We evaluated the effectiveness of our model on different records of ECG signals. As a detection measure of our model, we compute the three commonly known performance measures [22] i.e, sensitivity (se), specificity (sp), and accuracy (ac), where they have the following definitions.

$$ se =\frac{{OSA}_{s}}{(OSA)_{t}}\times100\% $$
(11)
$$ sp =\frac{{NOR}_{s}}{(NOR)_{t}}\times100\% $$
(12)
$$ ac=\frac{{OSA}_{s}+{NOR}_{s}}{ (OSA)_{t} + (NOR)_{t}}\times100\% $$
(13)

Where ’OSAs’ is the number of properly detected OSA signal, ’NORs’ is the number of properly detected normal (NOR) signals, (OSA)t is a total OSA signal and (NOR)t is a total NOR signal tested [12]. Our experimental results show that the CNN based model detect OSA effectively and provides upto 97.80% accuracy with the 50th training epoch. As shown in Table 1, our detection accuracy increases as we increase training epochs from 20 to 50 in 10 increments. However, the model is not providing better accuracy values for more than 50 training epochs. Table 1 shows the performance of our model on ECG dataset at different training epochs.
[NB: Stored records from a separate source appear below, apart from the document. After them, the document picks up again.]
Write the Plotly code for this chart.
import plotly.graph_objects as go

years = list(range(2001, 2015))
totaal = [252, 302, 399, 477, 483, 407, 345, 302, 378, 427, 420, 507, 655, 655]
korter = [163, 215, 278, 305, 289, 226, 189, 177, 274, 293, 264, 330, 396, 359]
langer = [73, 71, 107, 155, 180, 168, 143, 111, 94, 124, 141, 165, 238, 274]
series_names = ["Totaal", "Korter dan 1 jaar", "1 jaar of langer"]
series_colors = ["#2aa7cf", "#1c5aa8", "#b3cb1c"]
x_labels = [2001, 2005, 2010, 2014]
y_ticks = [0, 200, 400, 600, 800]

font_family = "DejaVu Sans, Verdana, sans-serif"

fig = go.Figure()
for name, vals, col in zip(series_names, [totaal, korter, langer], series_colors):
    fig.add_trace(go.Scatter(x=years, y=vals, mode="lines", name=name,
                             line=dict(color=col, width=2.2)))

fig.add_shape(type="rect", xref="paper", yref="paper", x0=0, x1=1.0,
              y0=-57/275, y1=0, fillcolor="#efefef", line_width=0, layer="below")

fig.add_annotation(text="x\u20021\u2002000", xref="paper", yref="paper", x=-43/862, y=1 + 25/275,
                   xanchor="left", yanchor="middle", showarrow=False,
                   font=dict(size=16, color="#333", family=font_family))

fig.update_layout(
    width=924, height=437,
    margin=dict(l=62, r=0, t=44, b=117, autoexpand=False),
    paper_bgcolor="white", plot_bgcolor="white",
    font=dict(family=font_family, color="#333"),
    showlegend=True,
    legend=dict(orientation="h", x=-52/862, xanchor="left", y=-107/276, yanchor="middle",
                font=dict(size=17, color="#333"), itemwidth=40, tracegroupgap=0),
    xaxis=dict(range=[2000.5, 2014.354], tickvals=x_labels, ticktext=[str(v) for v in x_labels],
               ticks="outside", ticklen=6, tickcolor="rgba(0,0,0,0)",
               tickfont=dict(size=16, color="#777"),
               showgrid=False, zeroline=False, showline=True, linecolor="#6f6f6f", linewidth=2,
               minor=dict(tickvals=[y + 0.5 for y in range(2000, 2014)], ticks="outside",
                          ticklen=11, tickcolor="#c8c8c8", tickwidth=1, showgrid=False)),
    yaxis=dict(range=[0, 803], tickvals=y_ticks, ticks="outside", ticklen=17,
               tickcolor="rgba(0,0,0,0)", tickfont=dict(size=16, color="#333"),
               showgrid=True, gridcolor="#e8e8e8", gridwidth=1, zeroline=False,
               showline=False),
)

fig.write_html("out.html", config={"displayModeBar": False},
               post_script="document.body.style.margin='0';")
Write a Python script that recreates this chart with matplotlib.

Table 1 The performance result of our model

5 Conclusion and future work

Effective and efficient obstructive sleep apnea detection model is proposed in this paper. The model used the advantage of current success in convolutional neural networks in an image and an audio recognition problems. We proposed efficient deep learning based architecture having ten layers. The Apnea-ECG recording datasets are used for training and testing. Our experimental results show that the detection of OSA based on convolutional neural network is more appropriate method than the traditional neural network based. Also, the models’ accuracy, sensitivity and specificity values showed the effectiveness of our model.

In future work we are considering OSA case and plan to investigate the target problem with recurrent neural networks, with taking an accuracy, sensitivity, and specificity in account.